- Do moich biur poselskich zwracają się mieszkańcy Wałbrzycha, Świebodzic, Jaworzyny Śląskiej i Żarowa, którzy podnoszą, że kierowcy busów odmawiają postojów na Placu Grunwaldzkim. Wynika to jednak z obowiązującej uchwały Rady Miejskiej w Świdnicy - tłumaczy Anna Zalewska, posłanka PiS.
W drodze podjętej interwencji postanowiła jednak przekonać Prezydenta Miasta i radnych, by powrócić do dotychczasowego rozwiązania, które było znacznie bardziej komfortowe dla osób korzystających z oferty prywatnych przewoźników. - Rozmawiałam już z właścicielami kilku firm przewozowych. Zgodnie twierdzą, że przywrócenie przystanku na Placu Grunwaldzkim będzie korzystne zarówno dla nich, jak i pasażerów, którzy w niepochlebnych opiniach wypowiadają się o decyzji samorządowców - stwierdza Zalewska.
W tej sprawie posłanka wystąpiła już na ostatniej sesji Rady Miejskiej. Wystosowała także oficjalne wystąpienie do prezydent Moskal-Słaniewskiej oraz radnych. Podkreśliła, że obowiązująca uchwała jest bardzo niekorzystna dla mieszkańców sąsiednich gmin, korzystających z usług prywatnych przewoźników. Ponadto zauważyła, że Plac Grunwaldzki jest kluczowym przystankiem logistycznym, położonym w bezpośrednim centrum miasta.

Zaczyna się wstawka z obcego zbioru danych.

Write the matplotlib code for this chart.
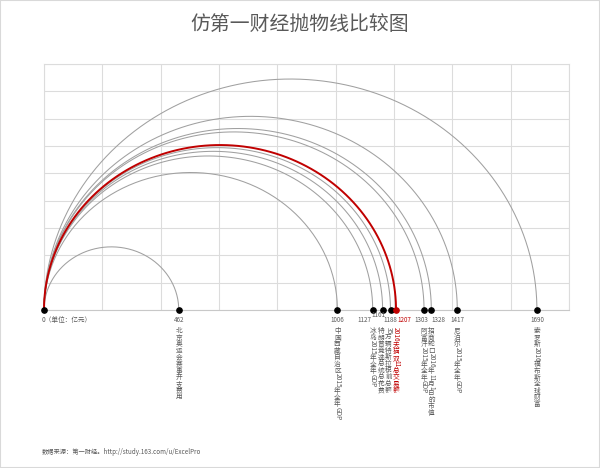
import re
import numpy as np
import matplotlib
matplotlib.use("Agg")
import matplotlib.pyplot as plt
from matplotlib.patches import Rectangle

plt.rcParams["font.family"] = ["Noto Sans CJK SC", "DejaVu Sans"]

# data (单位：亿元)
values = [462, 1006, 1127, 1161, 1188, 1207, 1303, 1328, 1417, 1690]
names = [
    "北京奥运会赛事开支费用",
    "中国西藏自治区2015年全年GDP",
    "冰岛2015年全年GDP",
    "特朗普竞选总统总花费",
    "35万辆特斯拉税前总额",
    "2016天猫双11总交易额",
    "阿富汗2015年全年GDP",
    "招商蛇口2016年11月1日的市值",
    "尼泊尔2015年全年GDP",
    "索罗斯2016福布斯全球财富",
]
highlight = 1207

gray_txt = "#595959"
red = "#c00000"
arc_gray = "#a0a0a0"
grid_c = "#dcdcdc"

fig = plt.figure(figsize=(6, 4.68), dpi=100)
fig.patches.append(Rectangle((0, 0), 1, 1, transform=fig.transFigure,
                             fill=False, edgecolor="#d9d9d9", lw=1.5))
ax = fig.add_axes([44 / 600, 1 - 310 / 468, 525 / 600, 246 / 468])
ax.set_xlim(0, 1800)
ax.set_ylim(0, 900)
ax.set_xticks(np.arange(0, 1801, 200))
ax.set_yticks(np.arange(0, 901, 100))
ax.grid(True, color=grid_c, lw=0.8)
ax.tick_params(length=0, labelbottom=False, labelleft=False)
for s in ax.spines.values():
    s.set_color(grid_c)
    s.set_linewidth(0.8)
ax.spines["bottom"].set_color("#c8c8c8")

theta = np.linspace(0, np.pi, 200)
for v in values:
    r = v / 2
    is_hl = v == highlight
    ax.plot(r - r * np.cos(theta), r * np.sin(theta),
            color=red if is_hl else arc_gray, lw=1.4 if is_hl else 0.75,
            zorder=4 if is_hl else 3, clip_on=False)

ax.plot([0], [0], "o", color="black", ms=3.8, zorder=5, clip_on=False)
for v in values:
    ax.plot([v], [0], "o", color=red if v == highlight else "black",
            ms=3.8, zorder=5, clip_on=False)

fig.canvas.draw()
renderer = fig.canvas.get_renderer()

fs = 4.8
fs_num = 4.5
em = 6.6  # px per CJK char

# number label offsets (px) to avoid overlap
num_dx = {1127: -8, 1161: -4, 1188: 0, 1207: 8, 1303: -3, 1328: 7}
num_up = {1161: 5}
col_dx = {1161: -2, 1188: -2}

ax.annotate("0（单位：亿元）", (0, 0), xytext=(-2, -10), textcoords="offset pixels",
            ha="left", va="center", fontsize=fs, color=gray_txt, annotation_clip=False)


def vertical_label(x, label, color, dx=0, top=17):
    y = -top
    for seg in re.findall(r"[A-Za-z0-9]+|.", label):
        if seg.isascii():
            t = ax.annotate(seg, (x, 0), xytext=(dx, y), textcoords="offset pixels",
                            rotation=-90, ha="center", va="top", fontsize=fs,
                            color=color, annotation_clip=False)
            y -= t.get_window_extent(renderer).height - 1
        else:
            ax.annotate(seg, (x, 0), xytext=(dx, y), textcoords="offset pixels",
                        ha="center", va="top", fontsize=fs, color=color,
                        annotation_clip=False)
            y -= em


for v, name in zip(values, names):
    c = red if v == highlight else gray_txt
    ax.annotate(str(v), (v, 0), xytext=(num_dx.get(v, 0), -10 + num_up.get(v, 0)),
                textcoords="offset pixels", ha="center", va="center",
                fontsize=fs_num, color=c, annotation_clip=False, zorder=6)
    vertical_label(v, name, c, dx=col_dx.get(v, 0))

fig.text(0.5, 1 - 25 / 468, "仿第一财经抛物线比较图", ha="center", va="center",
         fontsize=14.3, color=gray_txt)
fig.text(42 / 600, 1 - 452 / 468, "数据来源：第一财经。http://study.163.com/u/ExcelPro",
         ha="left", va="center", fontsize=4.5, color=gray_txt)

fig.savefig("out.png", dpi=100)
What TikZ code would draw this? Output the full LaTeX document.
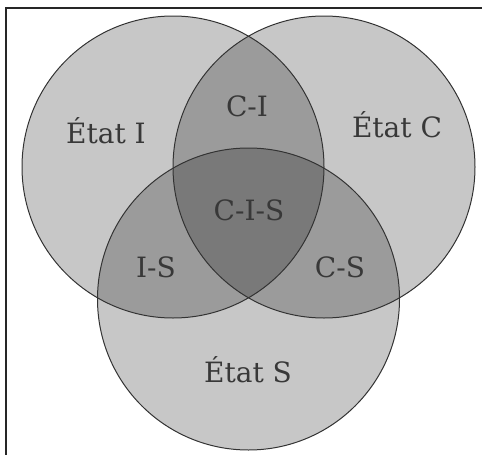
\documentclass[tikz,border=0pt]{standalone}
\usepackage{fontspec}
\setmainfont{DejaVu Serif}
\usepackage{xcolor}
\usetikzlibrary{positioning}

\begin{document}
\begin{tikzpicture}[x=1pt, y=-1pt,
  zone/.style={fill=black, fill opacity=0.22},
  bord/.style={draw=black!80, line width=1pt},
  etiq/.style={anchor=base, text=black!78, font=\fontsize{28}{32}\selectfont}]
\useasboundingbox (0,0) rectangle (482,455);

% Frame (top and left edge)
\draw[line width=1.5pt, black!85] (482,8) -- (6,8) -- (6,455);

% Three sets
\fill[zone] (173,167) circle (151pt);
\fill[zone] (324,167) circle (151pt);
\fill[zone] (248.5,299) circle (151pt);

% Boundaries
\draw[bord] (173,167) circle (151pt);
\draw[bord] (324,167) circle (151pt);
\draw[bord] (248.5,299) circle (151pt);

% Single states
\node[etiq] (etatI) at (106,143) {État I};
\node[etiq] (etatC) at (397,137) {État C};
\node[etiq] (etatS) at (248,382) {État S};

% Intersections
\node[etiq] (ci) at (247,116) {C-I};
\node[etiq] (is) at (156,277) {I-S};
\node[etiq] (cs) at (340,277) {C-S};
\node[etiq] (cis) at (249,220) {C-I-S};
\end{tikzpicture}
\end{document}
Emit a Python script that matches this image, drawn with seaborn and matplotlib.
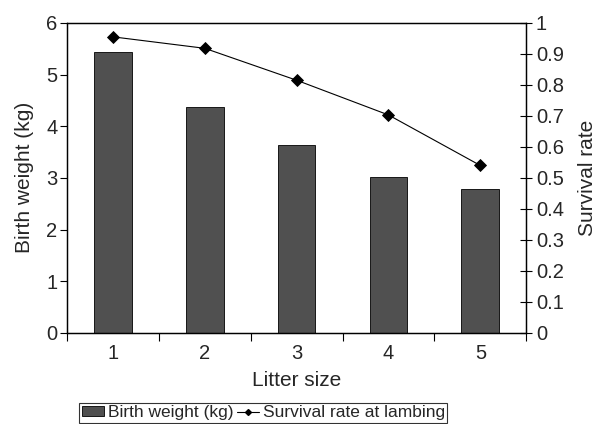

- Zastanawiam się nad argumentami, które mogły zdecydować o wyłączeniu przystanku na Placu Grunwaldzkim. Z jednej strony jest on stale użytkowany przez autobusy komunikacji miejskiej i nikt nie wyobraża sobie jego likwidacji, z drugiej strony prywatni przewoźnicy również korzystają z przystanków miejskich, tyle tylko, że w innych częściach miasta - mówi posłanka i dodaje, że w tej sprawie trzeba będzie poszukać kompromisu korzystnego zarówno dla władz miejskich, jak i korzystających z oferty prywatnych busów. Ma przy tym nadzieję, że problem uda się szybko wyjaśnić.